▶ [TASK DIRECTIONS]: Go through the data below and copy it exactly, skipping every picture.

▶ [DATA SHOWN]:
___

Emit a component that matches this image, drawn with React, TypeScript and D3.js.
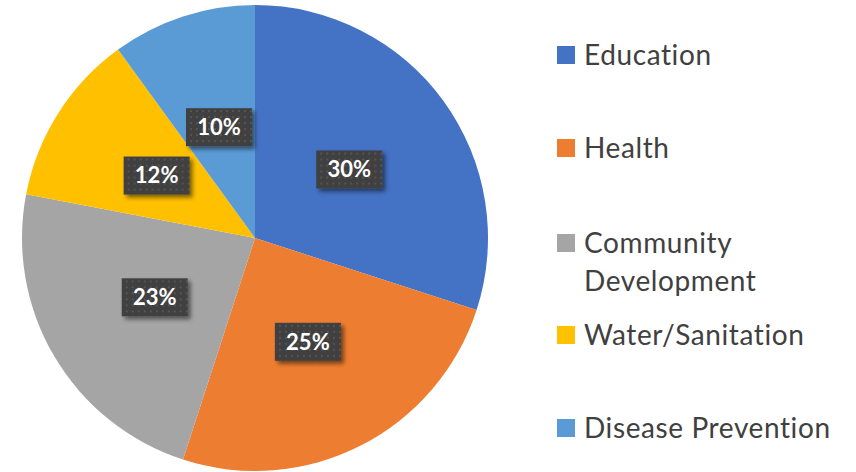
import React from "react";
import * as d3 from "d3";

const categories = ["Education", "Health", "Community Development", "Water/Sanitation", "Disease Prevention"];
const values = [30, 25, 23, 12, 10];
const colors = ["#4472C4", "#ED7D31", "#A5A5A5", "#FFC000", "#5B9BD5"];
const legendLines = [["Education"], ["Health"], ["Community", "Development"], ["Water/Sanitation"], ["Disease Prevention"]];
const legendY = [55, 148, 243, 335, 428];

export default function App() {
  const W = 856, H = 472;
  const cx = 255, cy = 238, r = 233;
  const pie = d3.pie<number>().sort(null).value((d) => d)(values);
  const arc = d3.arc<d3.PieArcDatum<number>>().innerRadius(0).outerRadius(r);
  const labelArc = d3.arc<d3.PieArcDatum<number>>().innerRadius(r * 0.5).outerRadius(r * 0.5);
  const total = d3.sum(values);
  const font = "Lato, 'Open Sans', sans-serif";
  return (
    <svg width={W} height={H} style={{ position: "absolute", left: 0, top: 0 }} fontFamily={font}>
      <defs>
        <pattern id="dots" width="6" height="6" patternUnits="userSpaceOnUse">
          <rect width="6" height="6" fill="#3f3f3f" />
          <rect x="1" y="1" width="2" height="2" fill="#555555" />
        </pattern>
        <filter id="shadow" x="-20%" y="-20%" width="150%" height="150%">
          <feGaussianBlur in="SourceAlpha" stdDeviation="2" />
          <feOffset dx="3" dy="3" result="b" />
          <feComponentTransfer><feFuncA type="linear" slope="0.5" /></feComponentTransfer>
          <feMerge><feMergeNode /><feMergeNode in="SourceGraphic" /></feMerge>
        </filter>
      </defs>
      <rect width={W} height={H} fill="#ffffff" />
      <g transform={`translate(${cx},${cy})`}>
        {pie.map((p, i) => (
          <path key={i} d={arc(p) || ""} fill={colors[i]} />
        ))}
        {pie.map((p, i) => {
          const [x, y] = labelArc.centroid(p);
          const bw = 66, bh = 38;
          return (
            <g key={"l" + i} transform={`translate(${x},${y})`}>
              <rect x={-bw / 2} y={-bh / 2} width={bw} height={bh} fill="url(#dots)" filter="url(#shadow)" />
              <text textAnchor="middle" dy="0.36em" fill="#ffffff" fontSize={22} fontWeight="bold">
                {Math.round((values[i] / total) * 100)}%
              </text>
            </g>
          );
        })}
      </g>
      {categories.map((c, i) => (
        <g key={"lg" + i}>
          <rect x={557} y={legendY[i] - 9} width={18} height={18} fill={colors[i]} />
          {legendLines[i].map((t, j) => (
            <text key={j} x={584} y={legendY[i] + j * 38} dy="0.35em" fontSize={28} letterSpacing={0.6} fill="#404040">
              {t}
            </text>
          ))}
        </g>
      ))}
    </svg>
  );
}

___

▶ [RESPONSE FOR THIS EXERCISE]:
Emit a component that matches this image, drawn with React, TypeScript and D3.js.
import React from "react";
import * as d3 from "d3";

const categories = ["Education", "Health", "Community Development", "Water/Sanitation", "Disease Prevention"];
const values = [30, 25, 23, 12, 10];
const colors = ["#4472C4", "#ED7D31", "#A5A5A5", "#FFC000", "#5B9BD5"];
const legendLines = [["Education"], ["Health"], ["Community", "Development"], ["Water/Sanitation"], ["Disease Prevention"]];
const legendY = [55, 148, 243, 335, 428];

export default function App() {
  const W = 856, H = 472;
  const cx = 255, cy = 238, r = 233;
  const pie = d3.pie<number>().sort(null).value((d) => d)(values);
  const arc = d3.arc<d3.PieArcDatum<number>>().innerRadius(0).outerRadius(r);
  const labelArc = d3.arc<d3.PieArcDatum<number>>().innerRadius(r * 0.5).outerRadius(r * 0.5);
  const total = d3.sum(values);
  const font = "Lato, 'Open Sans', sans-serif";
  return (
    <svg width={W} height={H} style={{ position: "absolute", left: 0, top: 0 }} fontFamily={font}>
      <defs>
        <pattern id="dots" width="6" height="6" patternUnits="userSpaceOnUse">
          <rect width="6" height="6" fill="#3f3f3f" />
          <rect x="1" y="1" width="2" height="2" fill="#555555" />
        </pattern>
        <filter id="shadow" x="-20%" y="-20%" width="150%" height="150%">
          <feGaussianBlur in="SourceAlpha" stdDeviation="2" />
          <feOffset dx="3" dy="3" result="b" />
          <feComponentTransfer><feFuncA type="linear" slope="0.5" /></feComponentTransfer>
          <feMerge><feMergeNode /><feMergeNode in="SourceGraphic" /></feMerge>
        </filter>
      </defs>
      <rect width={W} height={H} fill="#ffffff" />
      <g transform={`translate(${cx},${cy})`}>
        {pie.map((p, i) => (
          <path key={i} d={arc(p) || ""} fill={colors[i]} />
        ))}
        {pie.map((p, i) => {
          const [x, y] = labelArc.centroid(p);
          const bw = 66, bh = 38;
          return (
            <g key={"l" + i} transform={`translate(${x},${y})`}>
              <rect x={-bw / 2} y={-bh / 2} width={bw} height={bh} fill="url(#dots)" filter="url(#shadow)" />
              <text textAnchor="middle" dy="0.36em" fill="#ffffff" fontSize={22} fontWeight="bold">
                {Math.round((values[i] / total) * 100)}%
              </text>
            </g>
          );
        })}
      </g>
      {categories.map((c, i) => (
        <g key={"lg" + i}>
          <rect x={557} y={legendY[i] - 9} width={18} height={18} fill={colors[i]} />
          {legendLines[i].map((t, j) => (
            <text key={j} x={584} y={legendY[i] + j * 38} dy="0.35em" fontSize={28} letterSpacing={0.6} fill="#404040">
              {t}
            </text>
          ))}
        </g>
      ))}
    </svg>
  );
}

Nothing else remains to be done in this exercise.